Did you Ever Wonder...

What famous sculpture in Paris unites 'Marianne' and the national anthem of France?

Click Image to Enlarge.

During the French Revolution of 1789, the new French Republic established the use of 'Marianne' as its' own national emblem. Although Marianne never became an official symbol, she nevertheless universally represents France as a State and its values and symbolizes and personifies 'Liberty' and 'Reason'. It was during its' First Republic and later, the Revolution of 1848 that the use of Marianne became more solidified. Nevertheless, a magnificent and entrenched example of Marianne applied on a military memorial can be found on one of the most visited monuments of Paris as well as "…is the most illustrious symbol of French national history": L'Arc de Triomphe de l'Étoile. One of the monument's most visible and important component is its' pedestals or pillars ornated with four allegorical larger than life-size high reliefs or main sculptures that are treated as independent trophies. Of the four sculptural groups or panels at the base of the Arc, the most renowned is the 'Départ des Volontaires de 1792' (Departure of the Volunteers in 1792), which is also known as 'La Marseillaise' – the national anthem of France. Facing the Champs-Élysées, the sculpture depicts the departure of 200,000 volunteers in 1792 to defend the young Republic. Often quoted as a "work full of energy and fire", this colossal masterpiece created between 1833 and 1836 by the French Romantic sculptor François Rude (4 January 1784 – 3 November 1855) portrays Marianne – who represents the spirit of France – as an angry warrior voicing the Marseillaise and calling her citizens to fight. It is worth noting that there is a full-size copy of this sculptural group at the Rude Museum where it houses casts of monumental works by the Dijon-born sculptor.
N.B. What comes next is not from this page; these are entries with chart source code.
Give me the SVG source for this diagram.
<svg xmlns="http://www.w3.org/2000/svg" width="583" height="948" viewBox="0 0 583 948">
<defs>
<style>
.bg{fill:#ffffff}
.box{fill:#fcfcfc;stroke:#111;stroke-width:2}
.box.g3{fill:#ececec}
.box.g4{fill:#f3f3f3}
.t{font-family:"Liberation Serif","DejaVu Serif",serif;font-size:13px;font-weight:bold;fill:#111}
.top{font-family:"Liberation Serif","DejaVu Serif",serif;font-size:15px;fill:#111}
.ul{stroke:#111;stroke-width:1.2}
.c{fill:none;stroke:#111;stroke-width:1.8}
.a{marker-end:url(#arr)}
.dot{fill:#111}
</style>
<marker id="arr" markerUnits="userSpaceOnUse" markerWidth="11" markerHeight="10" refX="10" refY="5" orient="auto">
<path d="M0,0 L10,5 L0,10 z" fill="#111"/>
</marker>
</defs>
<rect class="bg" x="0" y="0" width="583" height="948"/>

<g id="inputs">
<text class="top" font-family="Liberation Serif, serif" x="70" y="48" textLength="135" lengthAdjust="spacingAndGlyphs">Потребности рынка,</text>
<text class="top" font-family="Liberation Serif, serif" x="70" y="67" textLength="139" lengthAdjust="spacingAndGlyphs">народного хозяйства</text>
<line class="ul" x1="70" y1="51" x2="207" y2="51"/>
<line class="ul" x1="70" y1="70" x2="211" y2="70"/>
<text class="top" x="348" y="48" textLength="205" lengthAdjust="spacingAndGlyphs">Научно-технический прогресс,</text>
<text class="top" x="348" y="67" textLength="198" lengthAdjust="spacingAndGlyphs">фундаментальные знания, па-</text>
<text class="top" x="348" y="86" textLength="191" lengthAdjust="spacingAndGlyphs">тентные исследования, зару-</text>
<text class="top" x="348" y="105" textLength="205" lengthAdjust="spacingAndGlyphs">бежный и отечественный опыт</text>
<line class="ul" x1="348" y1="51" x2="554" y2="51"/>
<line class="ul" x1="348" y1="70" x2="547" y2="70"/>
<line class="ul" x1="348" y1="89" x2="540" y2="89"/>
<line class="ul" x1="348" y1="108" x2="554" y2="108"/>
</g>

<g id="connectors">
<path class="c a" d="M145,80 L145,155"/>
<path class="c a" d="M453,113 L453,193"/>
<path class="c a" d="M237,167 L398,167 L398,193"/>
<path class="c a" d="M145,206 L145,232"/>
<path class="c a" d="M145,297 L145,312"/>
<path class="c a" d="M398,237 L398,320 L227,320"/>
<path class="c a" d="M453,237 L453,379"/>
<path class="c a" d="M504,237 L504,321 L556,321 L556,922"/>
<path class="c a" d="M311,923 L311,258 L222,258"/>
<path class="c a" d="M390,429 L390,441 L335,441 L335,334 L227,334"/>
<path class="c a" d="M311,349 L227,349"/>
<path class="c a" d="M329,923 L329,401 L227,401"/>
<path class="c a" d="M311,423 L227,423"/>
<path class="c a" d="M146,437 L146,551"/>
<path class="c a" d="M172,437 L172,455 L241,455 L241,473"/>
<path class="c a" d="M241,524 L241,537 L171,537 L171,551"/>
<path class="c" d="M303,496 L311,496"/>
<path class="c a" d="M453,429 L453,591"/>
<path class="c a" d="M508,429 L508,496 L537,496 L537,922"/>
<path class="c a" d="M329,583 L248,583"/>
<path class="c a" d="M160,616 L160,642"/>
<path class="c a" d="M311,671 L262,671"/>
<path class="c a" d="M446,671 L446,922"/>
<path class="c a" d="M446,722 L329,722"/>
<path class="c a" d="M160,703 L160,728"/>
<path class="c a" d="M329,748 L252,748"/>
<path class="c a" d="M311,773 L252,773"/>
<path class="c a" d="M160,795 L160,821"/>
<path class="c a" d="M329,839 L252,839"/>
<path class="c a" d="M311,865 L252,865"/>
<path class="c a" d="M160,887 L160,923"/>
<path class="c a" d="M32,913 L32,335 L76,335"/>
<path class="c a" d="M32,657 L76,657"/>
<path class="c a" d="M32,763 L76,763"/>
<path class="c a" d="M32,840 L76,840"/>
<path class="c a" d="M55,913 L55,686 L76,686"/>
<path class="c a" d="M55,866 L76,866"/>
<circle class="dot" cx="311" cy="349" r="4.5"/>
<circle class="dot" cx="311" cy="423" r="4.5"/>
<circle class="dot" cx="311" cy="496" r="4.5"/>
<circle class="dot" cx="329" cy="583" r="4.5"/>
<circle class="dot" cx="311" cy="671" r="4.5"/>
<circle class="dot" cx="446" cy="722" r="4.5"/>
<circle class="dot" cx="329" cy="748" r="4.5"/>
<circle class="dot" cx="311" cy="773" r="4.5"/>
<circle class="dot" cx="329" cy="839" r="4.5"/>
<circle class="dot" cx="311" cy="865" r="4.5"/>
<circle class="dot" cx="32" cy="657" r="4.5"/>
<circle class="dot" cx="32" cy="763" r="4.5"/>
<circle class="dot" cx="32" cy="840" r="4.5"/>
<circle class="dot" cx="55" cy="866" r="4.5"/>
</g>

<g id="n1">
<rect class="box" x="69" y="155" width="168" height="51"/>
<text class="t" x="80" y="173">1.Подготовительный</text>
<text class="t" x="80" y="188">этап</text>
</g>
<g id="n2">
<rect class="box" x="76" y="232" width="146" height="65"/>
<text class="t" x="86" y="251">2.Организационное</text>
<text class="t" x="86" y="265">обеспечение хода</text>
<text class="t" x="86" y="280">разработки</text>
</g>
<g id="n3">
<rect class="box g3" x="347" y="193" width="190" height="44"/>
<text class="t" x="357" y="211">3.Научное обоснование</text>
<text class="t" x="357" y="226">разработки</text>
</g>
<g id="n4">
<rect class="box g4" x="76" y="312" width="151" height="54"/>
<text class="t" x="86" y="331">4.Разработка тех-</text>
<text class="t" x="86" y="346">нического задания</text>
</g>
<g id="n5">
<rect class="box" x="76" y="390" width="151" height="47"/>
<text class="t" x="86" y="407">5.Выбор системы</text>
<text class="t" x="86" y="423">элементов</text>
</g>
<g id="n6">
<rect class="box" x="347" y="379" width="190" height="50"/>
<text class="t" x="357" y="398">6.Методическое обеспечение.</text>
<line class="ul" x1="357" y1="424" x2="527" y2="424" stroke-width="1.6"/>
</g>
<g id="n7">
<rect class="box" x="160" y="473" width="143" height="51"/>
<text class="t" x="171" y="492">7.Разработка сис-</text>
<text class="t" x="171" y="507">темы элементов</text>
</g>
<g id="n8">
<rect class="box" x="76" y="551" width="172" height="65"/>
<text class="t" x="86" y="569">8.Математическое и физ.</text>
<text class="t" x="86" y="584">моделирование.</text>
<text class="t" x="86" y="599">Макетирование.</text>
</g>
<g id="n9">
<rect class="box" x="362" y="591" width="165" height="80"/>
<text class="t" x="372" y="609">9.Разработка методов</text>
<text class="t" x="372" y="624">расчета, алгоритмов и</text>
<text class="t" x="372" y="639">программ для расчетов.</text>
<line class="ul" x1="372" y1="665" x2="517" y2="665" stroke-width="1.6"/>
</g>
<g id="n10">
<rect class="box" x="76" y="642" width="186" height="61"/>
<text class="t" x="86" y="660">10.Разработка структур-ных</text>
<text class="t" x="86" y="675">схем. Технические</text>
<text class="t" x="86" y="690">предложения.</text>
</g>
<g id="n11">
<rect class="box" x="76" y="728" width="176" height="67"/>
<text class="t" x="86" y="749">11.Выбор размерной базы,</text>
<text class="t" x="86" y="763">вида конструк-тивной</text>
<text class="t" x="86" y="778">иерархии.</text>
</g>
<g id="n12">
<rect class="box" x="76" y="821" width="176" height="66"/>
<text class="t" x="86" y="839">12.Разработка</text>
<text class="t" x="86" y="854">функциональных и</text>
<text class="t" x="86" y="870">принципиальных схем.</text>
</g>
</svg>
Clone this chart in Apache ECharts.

Although the Marseillaise song was composed in April 1792 by Claude Rouget de Lisle (10 May 1760 – 26 June 1836), officer in charge in Strasbourg, following the declaration of war in France to Austria, the Marseillaise – despite its great success and popularity – was not adopted as its official national anthem until 14 February 1879 by the National Assembly. In September 2015, on the occasion of the 180th anniversary of the death of Rouget, the president of the French Republic announced that the year 2016 would be devoted to 'La Marseillaise'. 2016 – Year of the Marseillaise would allow each of the French, and to the youth in particular, to reclaim the link that unites La Marseillaise and the history of the nation.

On this day, 14 February 2022, we celebrate the 143rd anniversary of the official adoption of La Marseillaise as the French national anthem and commemorate the 186th year since the death of Claude Rouget the composer of La Marseillaise as well as the creation of François Rude's famous sculpture of the same name.